How to successfully transition from a friends with benefits type of relationship into an exclusive relationship where the other person brings up being exclusive first. Why most exclusive relationships start out as a friends with benefits type of relationship.
In this video coaching newsletter I discuss four different emails from four different viewers. The first email is from a viewer who met a girl he really liked while they both were in committed relationships with other people. They remained friends for several months. She later broke up with her boyfriend. He finally got his chance to hook up with her. She pushed him into his bedroom and onto his bed.

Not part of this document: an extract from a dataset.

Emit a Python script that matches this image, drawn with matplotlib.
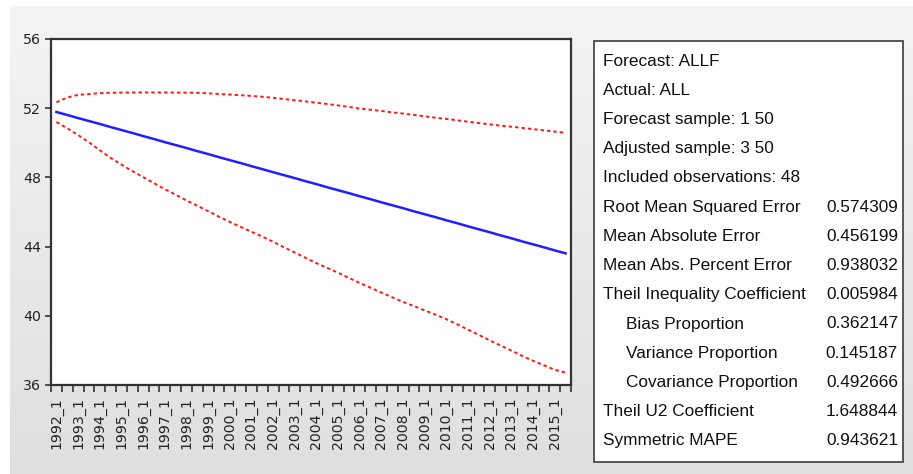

They got naked and… did not have sex.
She threw up some last minute resistance and he did not handle it properly by taking two steps forward and one step back like I discuss in my book. Ever since she has been unwilling to kiss him and put him firmly in friends zone. The other emails are from guys who are experiencing various levels of success being friends with benefits, but things tend to go sideways when they try to lock the women down to commitments.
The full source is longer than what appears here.